▸ What is asked:
Using the records provided below, locate and copy each line that contains the word "page".

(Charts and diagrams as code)
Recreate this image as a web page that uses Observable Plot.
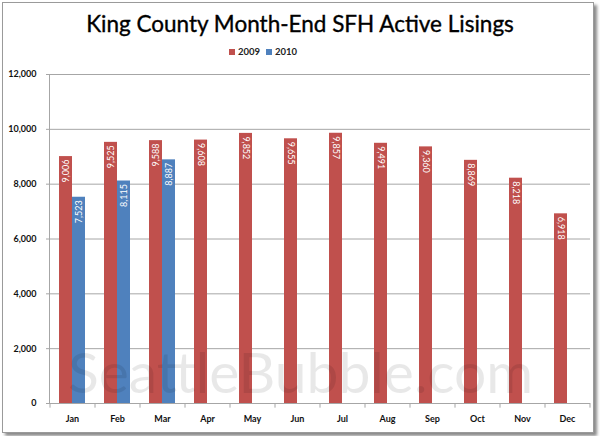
<!DOCTYPE html>
<html><head><meta charset="utf-8">
<script src="https://cdn.jsdelivr.net/npm/d3@7"></script>
<script src="https://cdn.jsdelivr.net/npm/@observablehq/plot@0.6"></script>
<style>
html,body{margin:0;padding:0;background:#fff;}
#wrap{position:relative;width:600px;height:436px;overflow:hidden;font-family:Lato,"Open Sans",sans-serif;}
#frame{position:absolute;left:2px;top:2px;width:590px;height:429px;border:1px solid #9a9a9a;box-shadow:3px 3px 3px #8a8a8a;background:#fff;}
#title{position:absolute;left:0;top:10px;width:600px;text-align:center;font-size:22.5px;color:#000;-webkit-text-stroke:0.35px #000;}
#legend{position:absolute;left:223px;top:46px;font-size:9.5px;font-weight:bold;color:#222;white-space:nowrap;}
#legend span.sw{display:inline-block;width:6px;height:6px;margin:0 3px 0 6px;vertical-align:0px;}
#plot{position:absolute;left:0;top:0;}
#wm{position:absolute;left:68px;top:337px;font-size:57px;color:rgba(0,0,0,0.09);pointer-events:none;white-space:nowrap;}
</style></head>
<body>
<div id="wrap">
  <div id="frame"></div>
  <div id="plot"></div>
  <div id="title"></div>
  <div id="legend"></div>
  <div id="wm"></div>
</div>
<script>
const months = ["Jan","Feb","Mar","Apr","May","Jun","Jul","Aug","Sep","Oct","Nov","Dec"];
const values2009 = [9006, 9525, 9588, 9608, 9852, 9655, 9857, 9491, 9360, 8869, 8218, 6918];
const values2010 = [7523, 8115, 8887];
const series = ["2009", "2010"];
const colors = ["#C0504D", "#4F81BD"];
const yTicks = [0, 2000, 4000, 6000, 8000, 10000, 12000];
const titleText = "King County Month-End SFH Active Lisings";
const watermark = "SeattleBubble.com";

const rows = [];
values2009.forEach((v, i) => rows.push({month: months[i], series: "2009", value: v}));
values2010.forEach((v, i) => rows.push({month: months[i], series: "2010", value: v}));
const hasBoth = new Set(values2010.map((v, i) => months[i]));
const r09 = rows.filter(d => d.series === "2009");
const r10 = rows.filter(d => d.series === "2010");
const fmt = d3.format(",");
const half = 13;

document.getElementById("title").textContent = titleText;
document.getElementById("wm").textContent = watermark;
document.getElementById("legend").innerHTML = series.map((s, i) =>
  `<span class="sw" style="background:${colors[i]}"></span>${s}`).join("");

const chart = Plot.plot({
  width: 600,
  height: 436,
  marginTop: 74,
  marginBottom: 33,
  marginLeft: 49,
  marginRight: 10,
  style: {background: "transparent", fontFamily: "Lato, 'Open Sans', sans-serif"},
  x: {domain: months, paddingInner: 0.42, paddingOuter: 0.21, axis: null},
  y: {domain: [0, 12000], axis: null},
  marks: [
    Plot.ruleY(yTicks, {y: d => d, stroke: "#a6a6a6", insetLeft: -3}),
    Plot.frame({anchor: "left", stroke: "#a6a6a6"}),
    Plot.ruleX(months, {x: d => d, y1: 0, y2: -170, dx: -22.5, stroke: "#a6a6a6"}),
    Plot.ruleX(months.slice(-1), {x: d => d, y1: 0, y2: -170, dx: 22.5, stroke: "#a6a6a6"}),
    Plot.barY(r09, {x: "month", y: "value", fill: colors[0], insetRight: half}),
    Plot.barY(r10, {x: "month", y: "value", fill: colors[1], insetLeft: half}),
    Plot.text(r09.filter(d => hasBoth.has(d.month)), {x: "month", y: "value", text: d => fmt(d.value), rotate: -90, textAnchor: "end", dx: -6.5, dy: 3, fill: "white", fontSize: 9}),
    Plot.text(r09.filter(d => !hasBoth.has(d.month)), {x: "month", y: "value", text: d => fmt(d.value), rotate: 90, textAnchor: "start", dx: -6.5, dy: 3, fill: "white", fontSize: 9}),
    Plot.text(r10, {x: "month", y: "value", text: d => fmt(d.value), rotate: -90, textAnchor: "end", dx: 6.5, dy: 3, fill: "white", fontSize: 9}),
    Plot.axisX({label: null, tickSize: 0, tickPadding: 12, fontWeight: "bold", fontSize: 9, fill: "#111"}),
    Plot.axisY({label: null, ticks: yTicks, tickSize: 0, tickPadding: 13, tickFormat: fmt, fontWeight: "bold", fontSize: 9, fill: "#111"})
  ]
});
document.getElementById("plot").appendChild(chart);
</script>
</body></html>
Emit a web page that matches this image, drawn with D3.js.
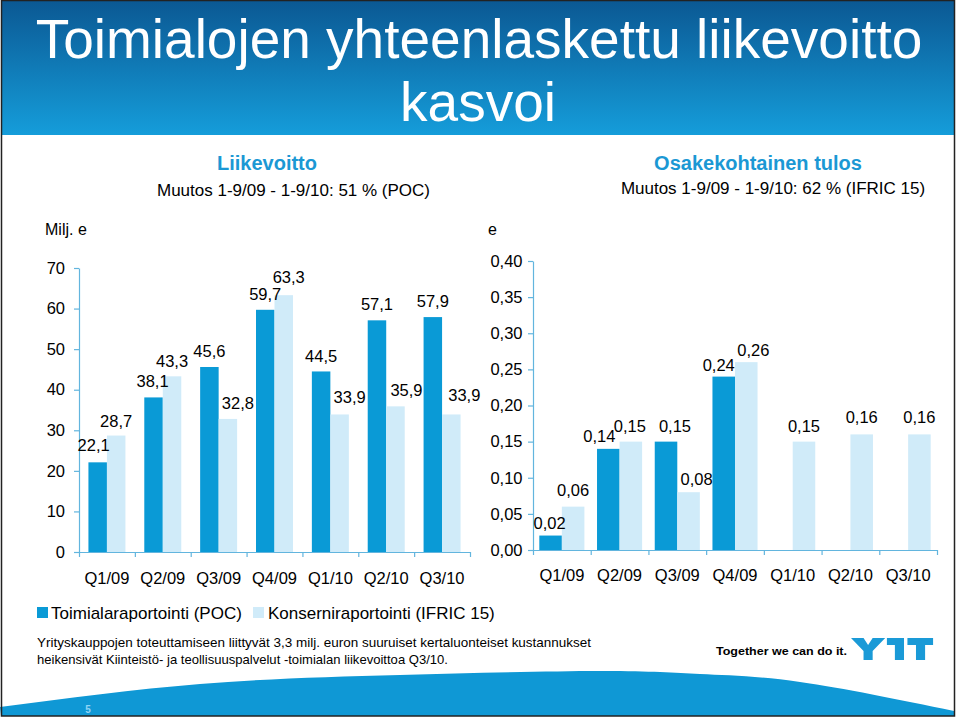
<!DOCTYPE html>
<html><head><meta charset="utf-8">
<script src="https://cdn.jsdelivr.net/npm/d3@7"></script>
<style>body{margin:0;background:#fff}svg{display:block}text{font-family:"Liberation Sans",Arial,Helvetica,sans-serif}</style>
</head><body><svg id="c" width="959" height="718"></svg>
<script>
// ---------- DATA ----------
const categories = ["Q1/09","Q2/09","Q3/09","Q4/09","Q1/10","Q2/10","Q3/10"];
const seriesNames = ["Toimialaraportointi (POC)","Konserniraportointi (IFRIC 15)"];
const opPOC   = [22.1,38.1,45.6,59.7,44.5,57.1,57.9];
const opIFRIC = [28.7,43.3,32.8,63.3,33.9,35.9,33.9];
const epsPOC   = [0.02,0.14,0.15,0.24,null,null,null];
const epsIFRIC = [0.06,0.15,0.08,0.26,0.15,0.16,0.16];
const opTicks  = [0,10,20,30,40,50,60,70];
const epsTicks = [0,0.05,0.10,0.15,0.20,0.25,0.30,0.35,0.40];

// ---------- LAYOUT (label nudges, px) ----------
const opNudge = [
  {dx:[-4,-1,0,0,0,0,0], dy:[2,1,1,1,0,1,1]},
  {dx:[0,0,10,5,10,11,13], dy:[0,0,1,3,2,1,4]}
];
const epsNudge = [
  {dx:[-1,-9,9,-5,0,0,0], dy:[-2,-2,1,-3,0,0,0]},
  {dx:[0,-1,8,7,0,0,0], dy:[2,1,-2,-3,1,2,2]}
];

const colors = ["#0a9ad6","#d0ebf9"];
const axisColor = "#62b5de";
const svg = d3.select("#c");
const loc = d3.formatLocale({decimal:",",thousands:" ",grouping:[3],currency:["","€"]});

// ---------- HEADER ----------
const defs = svg.append("defs");
const gr = defs.append("linearGradient").attr("id","hg").attr("x1",0).attr("y1",0).attr("x2",0).attr("y2",1);
gr.append("stop").attr("offset","0%").attr("stop-color","#0b5893");
gr.append("stop").attr("offset","100%").attr("stop-color","#159dda");
svg.append("rect").attr("x",1).attr("y",0).attr("width",953).attr("height",135).attr("fill","url(#hg)");
svg.append("text").attr("x",479).attr("y",58).attr("text-anchor","middle").attr("font-size",55).attr("fill","#fff")
  .text("Toimialojen yhteenlaskettu liikevoitto");
svg.append("text").attr("x",478).attr("y",121).attr("text-anchor","middle").attr("font-size",55).attr("fill","#fff")
  .text("kasvoi");

// subtitles
svg.append("text").attr("x",267).attr("y",170).attr("text-anchor","middle").attr("font-size",20).attr("font-weight","bold")
  .attr("fill","#1b98d4").text("Liikevoitto");
svg.append("text").attr("x",293.5).attr("y",196).attr("text-anchor","middle").attr("font-size",17).attr("fill","#000")
  .text("Muutos 1-9/09 - 1-9/10: 51 % (POC)");
svg.append("text").attr("x",758).attr("y",170).attr("text-anchor","middle").attr("font-size",20).attr("font-weight","bold")
  .attr("fill","#1b98d4").text("Osakekohtainen tulos");
svg.append("text").attr("x",773).attr("y",194).attr("text-anchor","middle").attr("font-size",17).attr("fill","#000")
  .text("Muutos 1-9/09 - 1-9/10: 62 % (IFRIC 15)");

svg.append("text").attr("x",45).attr("y",235).attr("font-size",16).text("Milj. e");
svg.append("text").attr("x",488).attr("y",235).attr("font-size",16).text("e");

// ---------- CHART FUNCTION ----------
function chart(cfg){
  const g = svg.append("g");
  const gb = g.append("g"), gl = g.append("g");
  const x0 = d3.scaleBand().domain(categories).range(cfg.xr);
  const x1 = d3.scaleBand().domain([0,1]).range([0,x0.bandwidth()]).paddingOuter(cfg.po);
  const y = d3.scaleLinear().domain(cfg.yd).range(cfg.yr);
  const ya = g.append("g").attr("transform",`translate(${cfg.xr[0]},0)`)
    .call(d3.axisLeft(y).tickValues(cfg.ticks).tickSize(5).tickSizeOuter(0).tickPadding(cfg.tp).tickFormat(cfg.tf));
  const xb = d3.scaleLinear().domain([0,categories.length]).range(cfg.xr);
  const xa = g.append("g").attr("transform",`translate(0,${y(0)})`)
    .call(d3.axisBottom(xb).tickValues(d3.range(categories.length+1)).tickSize(5).tickSizeOuter(0).tickFormat(""));
  const xl = g.append("g").attr("transform",`translate(0,${y(0)})`)
    .call(d3.axisBottom(x0).tickSize(0).tickPadding(cfg.xp));
  xl.select(".domain").remove();
  [ya,xa,xl].forEach(a=>{
    a.attr("font-family",null).attr("font-size",null);
    a.selectAll("path,line").attr("stroke",axisColor).attr("stroke-width",1.2);
    a.selectAll("text").attr("fill","#000").attr("font-size",cfg.fs);
  });
  [cfg.s0,cfg.s1].forEach((arr,si)=>{
    const data = arr.map((v,i)=>({v,i})).filter(d=>d.v!=null);
    gb.selectAll(null).data(data).join("rect")
      .attr("x",d=>x0(categories[d.i])+x1(si)).attr("width",x1.bandwidth())
      .attr("y",d=>y(d.v)).attr("height",d=>y(0)-y(d.v)).attr("fill",colors[si]);
    gl.selectAll(null).data(data).join("text")
      .attr("x",d=>x0(categories[d.i])+x1(si)+x1.bandwidth()/2+cfg.nudge[si].dx[d.i])
      .attr("y",d=>y(d.v)-9-cfg.nudge[si].dy[d.i])
      .attr("text-anchor","middle").attr("font-size",16.5).attr("fill","#000")
      .text(d=>cfg.lf(d.v));
  });
  g.node().appendChild(gl.node());
}

chart({xr:[79,470], yd:[0,70], yr:[552,268], po:0.51, s0:opPOC, s1:opIFRIC, ticks:opTicks,
  tf:d3.format("d"), lf:loc.format(".1f"), tp:9, xp:20.6, fs:16.5, nudge:opNudge});
chart({xr:[533,937], yd:[0,0.40], yr:[550,261], po:0.28, s0:epsPOC, s1:epsIFRIC, ticks:epsTicks,
  tf:loc.format(".2f"), lf:loc.format(".2f"), tp:5.5, xp:19.3, fs:16.5, nudge:epsNudge});

// ---------- LEGEND ----------
const leg = [{x:37,tx:51},{x:253,tx:268}];
seriesNames.forEach((n,i)=>{
  svg.append("rect").attr("x",leg[i].x).attr("y",607).attr("width",11).attr("height",11).attr("fill",colors[i]);
  svg.append("text").attr("x",leg[i].tx).attr("y",619).attr("font-size",17).text(n);
});

// ---------- FOOTNOTE ----------
svg.append("text").attr("x",37).attr("y",647).attr("font-size",13.5)
  .attr("textLength",554).attr("lengthAdjust","spacingAndGlyphs")
  .text("Yrityskauppojen toteuttamiseen liittyvät 3,3 milj. euron suuruiset kertaluonteiset kustannukset");
svg.append("text").attr("x",37).attr("y",664).attr("font-size",13.5)
  .attr("textLength",411).attr("lengthAdjust","spacingAndGlyphs")
  .text("heikensivät Kiinteistö- ja teollisuuspalvelut -toimialan liikevoittoa Q3/10.");

// ---------- WAVE ----------
const wavePts = [[0,707],[200,684],[400,675],[600,671],[700,674],[800,682],[954,711]];
const waveTop = d3.line().curve(d3.curveNatural)(wavePts);
svg.append("path").attr("d", waveTop + "L954,716L1,716Z").attr("fill","#0f98d5");
svg.append("text").attr("x",88).attr("y",713).attr("text-anchor","middle").attr("font-size",10).attr("font-weight","bold")
  .attr("fill","#8fd4f5").text("5");

// ---------- LOGO ----------
svg.append("text").attr("x",716).attr("y",655).attr("font-size",11).attr("font-weight","bold")
  .attr("textLength",131).attr("lengthAdjust","spacingAndGlyphs").text("Together we can do it.");
const lg = svg.append("g").attr("transform","translate(851,638) scale(1.14,1)").attr("fill","#1a9ad7");
lg.append("path").attr("d","M0,0 L11,0 L15,7 L19,0 L30,0 L19,13 L19,22 L11,22 L11,13 Z");
lg.append("path").attr("d","M31.5,0 L46.5,0 L46.5,22 L38.5,22 L38.5,7 L31.5,7 Z");
lg.append("path").attr("d","M49.5,0 L72,0 L72,7 L65,7 L65,22 L57,22 L57,7 L49.5,7 Z");

// ---------- FRAME ----------
svg.append("rect").attr("x",1.5).attr("y",0.5).attr("width",953).attr("height",715.5)
  .attr("fill","none").attr("stroke","#222").attr("stroke-width",1.5);
</script></body></html>
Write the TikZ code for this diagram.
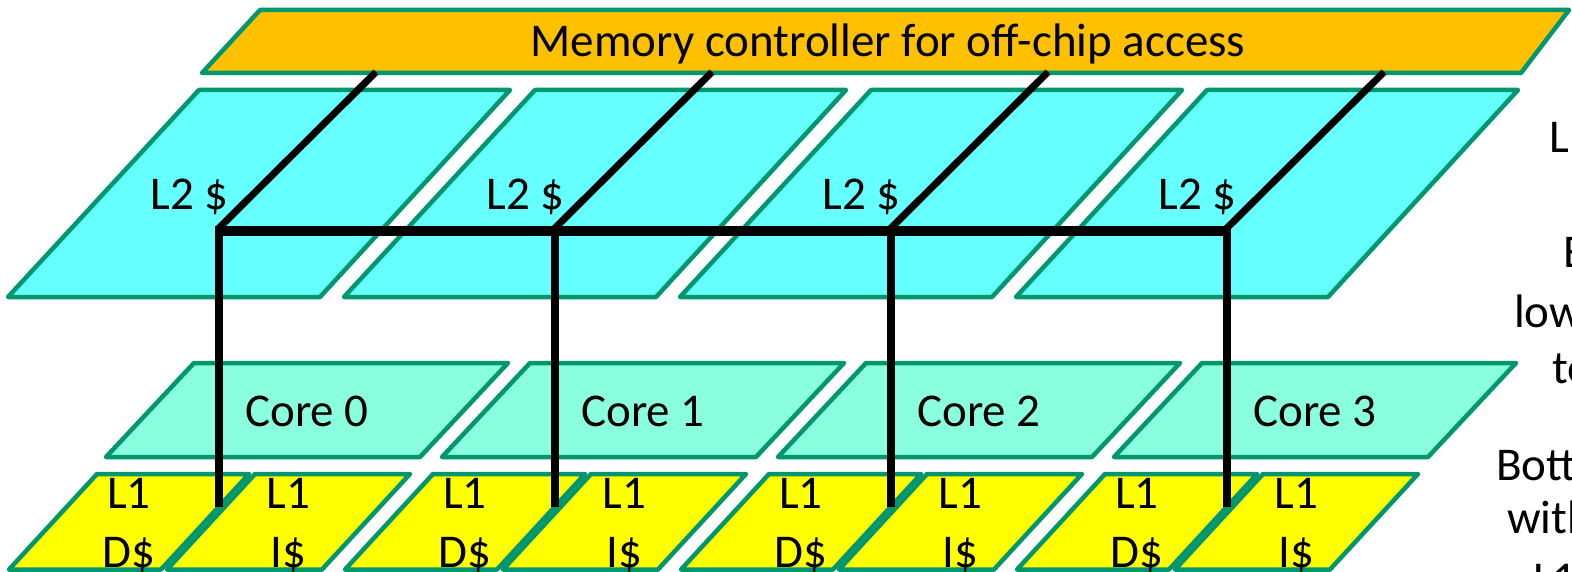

▸ Task result:
Recreate this image as a web page that uses Observable Plot.
Emit a web page that matches this image, drawn with D3.js.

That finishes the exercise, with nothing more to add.